EXERCISE DETAILS | Locate the line that contains "Rebuild this chart" in the entries below, then repeat it and every following line through the line that contains "from matplotlib.patches import Rectangle", exactly, and no others.
══════════════════════════════
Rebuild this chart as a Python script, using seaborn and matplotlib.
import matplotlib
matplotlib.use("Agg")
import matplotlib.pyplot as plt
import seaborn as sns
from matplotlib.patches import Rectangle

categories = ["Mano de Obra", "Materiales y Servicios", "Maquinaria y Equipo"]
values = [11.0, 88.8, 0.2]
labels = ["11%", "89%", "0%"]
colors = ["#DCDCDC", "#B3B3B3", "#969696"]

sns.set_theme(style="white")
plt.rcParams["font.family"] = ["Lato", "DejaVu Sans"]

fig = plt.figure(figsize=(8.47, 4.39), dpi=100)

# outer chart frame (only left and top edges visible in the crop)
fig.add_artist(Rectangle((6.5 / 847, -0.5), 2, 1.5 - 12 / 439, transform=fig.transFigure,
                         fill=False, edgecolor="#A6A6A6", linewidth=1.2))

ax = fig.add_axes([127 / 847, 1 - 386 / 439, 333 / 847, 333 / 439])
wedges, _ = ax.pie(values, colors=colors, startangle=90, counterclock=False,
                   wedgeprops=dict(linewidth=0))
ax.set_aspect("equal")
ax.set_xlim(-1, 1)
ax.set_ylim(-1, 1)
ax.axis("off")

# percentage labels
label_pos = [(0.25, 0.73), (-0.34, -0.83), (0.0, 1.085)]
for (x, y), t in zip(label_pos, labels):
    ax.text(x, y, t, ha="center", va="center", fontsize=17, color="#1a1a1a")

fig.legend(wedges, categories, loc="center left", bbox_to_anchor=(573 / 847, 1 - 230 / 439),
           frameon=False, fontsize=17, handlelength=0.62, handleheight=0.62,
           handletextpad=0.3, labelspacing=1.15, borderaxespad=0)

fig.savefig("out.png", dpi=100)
══════════════════════════════
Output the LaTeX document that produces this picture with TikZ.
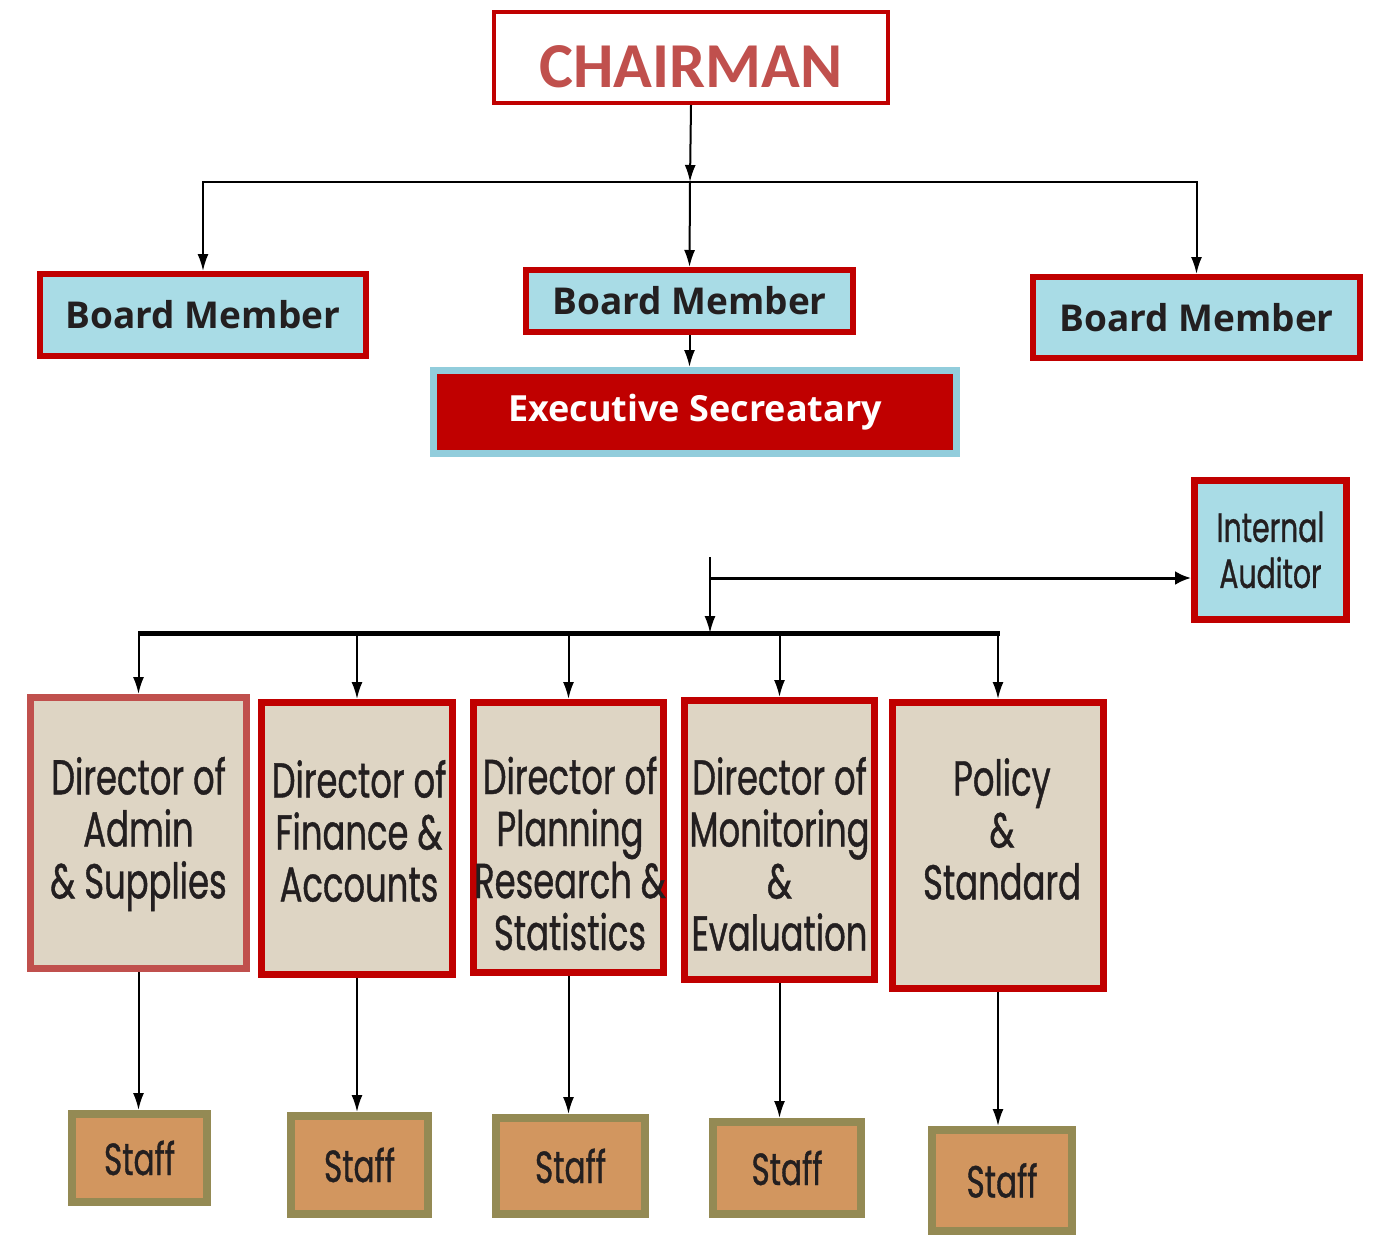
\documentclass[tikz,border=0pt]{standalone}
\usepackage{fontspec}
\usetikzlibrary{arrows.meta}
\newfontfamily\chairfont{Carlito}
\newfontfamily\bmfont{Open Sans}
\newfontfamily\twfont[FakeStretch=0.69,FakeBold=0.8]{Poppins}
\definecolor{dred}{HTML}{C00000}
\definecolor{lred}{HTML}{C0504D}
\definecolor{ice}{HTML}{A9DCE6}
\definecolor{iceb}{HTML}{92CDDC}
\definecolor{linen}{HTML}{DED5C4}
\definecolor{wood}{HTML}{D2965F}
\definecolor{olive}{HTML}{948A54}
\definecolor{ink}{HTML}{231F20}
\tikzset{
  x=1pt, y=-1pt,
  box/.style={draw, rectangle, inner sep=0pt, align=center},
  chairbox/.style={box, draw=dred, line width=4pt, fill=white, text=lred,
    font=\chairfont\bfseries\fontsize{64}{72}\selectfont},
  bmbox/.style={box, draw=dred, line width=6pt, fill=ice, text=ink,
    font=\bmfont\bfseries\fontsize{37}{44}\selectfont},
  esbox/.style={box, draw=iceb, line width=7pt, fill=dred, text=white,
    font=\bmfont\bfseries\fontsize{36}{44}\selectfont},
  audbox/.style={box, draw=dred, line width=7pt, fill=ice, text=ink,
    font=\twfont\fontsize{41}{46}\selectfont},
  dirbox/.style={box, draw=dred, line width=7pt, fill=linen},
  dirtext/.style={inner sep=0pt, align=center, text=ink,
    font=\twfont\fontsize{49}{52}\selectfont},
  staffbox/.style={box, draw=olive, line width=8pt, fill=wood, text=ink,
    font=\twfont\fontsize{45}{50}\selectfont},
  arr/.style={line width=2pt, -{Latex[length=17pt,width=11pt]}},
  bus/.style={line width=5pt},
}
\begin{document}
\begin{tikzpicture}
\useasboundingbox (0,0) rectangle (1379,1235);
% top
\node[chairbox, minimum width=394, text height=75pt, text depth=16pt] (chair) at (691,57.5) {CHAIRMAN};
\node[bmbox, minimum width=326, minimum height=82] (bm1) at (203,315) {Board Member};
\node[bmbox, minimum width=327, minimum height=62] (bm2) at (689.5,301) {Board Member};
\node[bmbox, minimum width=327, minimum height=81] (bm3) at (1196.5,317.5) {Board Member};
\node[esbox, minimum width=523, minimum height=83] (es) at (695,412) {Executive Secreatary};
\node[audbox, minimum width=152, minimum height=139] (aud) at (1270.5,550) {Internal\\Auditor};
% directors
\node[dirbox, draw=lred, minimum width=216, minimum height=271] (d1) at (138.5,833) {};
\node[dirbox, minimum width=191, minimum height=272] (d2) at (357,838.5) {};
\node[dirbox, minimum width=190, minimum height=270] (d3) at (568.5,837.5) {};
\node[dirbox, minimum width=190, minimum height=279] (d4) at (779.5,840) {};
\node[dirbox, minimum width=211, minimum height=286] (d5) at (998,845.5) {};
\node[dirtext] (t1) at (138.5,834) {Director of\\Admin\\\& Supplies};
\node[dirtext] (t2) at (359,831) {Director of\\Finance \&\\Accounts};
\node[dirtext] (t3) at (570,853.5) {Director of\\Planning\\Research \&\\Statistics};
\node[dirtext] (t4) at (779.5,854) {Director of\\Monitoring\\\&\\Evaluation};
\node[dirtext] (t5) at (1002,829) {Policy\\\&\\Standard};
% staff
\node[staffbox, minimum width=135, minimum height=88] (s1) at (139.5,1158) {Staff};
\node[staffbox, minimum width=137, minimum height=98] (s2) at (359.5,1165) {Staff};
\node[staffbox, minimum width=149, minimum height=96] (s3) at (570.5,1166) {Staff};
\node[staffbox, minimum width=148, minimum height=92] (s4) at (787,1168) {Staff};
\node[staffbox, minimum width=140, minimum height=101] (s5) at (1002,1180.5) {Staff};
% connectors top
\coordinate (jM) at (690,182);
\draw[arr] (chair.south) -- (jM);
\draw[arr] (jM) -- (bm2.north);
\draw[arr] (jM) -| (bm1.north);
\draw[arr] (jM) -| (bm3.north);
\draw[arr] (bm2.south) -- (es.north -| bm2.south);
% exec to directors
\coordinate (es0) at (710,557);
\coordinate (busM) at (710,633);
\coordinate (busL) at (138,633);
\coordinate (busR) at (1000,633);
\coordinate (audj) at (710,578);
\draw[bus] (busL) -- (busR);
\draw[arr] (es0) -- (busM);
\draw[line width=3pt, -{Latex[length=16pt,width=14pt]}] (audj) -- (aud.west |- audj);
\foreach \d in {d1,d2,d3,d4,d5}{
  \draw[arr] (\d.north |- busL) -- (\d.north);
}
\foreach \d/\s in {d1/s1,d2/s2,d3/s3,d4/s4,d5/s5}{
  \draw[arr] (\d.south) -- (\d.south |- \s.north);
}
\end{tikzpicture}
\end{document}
══════════════════════════════
RESULT BELOW |
Rebuild this chart as a Python script, using seaborn and matplotlib.
import matplotlib
matplotlib.use("Agg")
import matplotlib.pyplot as plt
import seaborn as sns
from matplotlib.patches import Rectangle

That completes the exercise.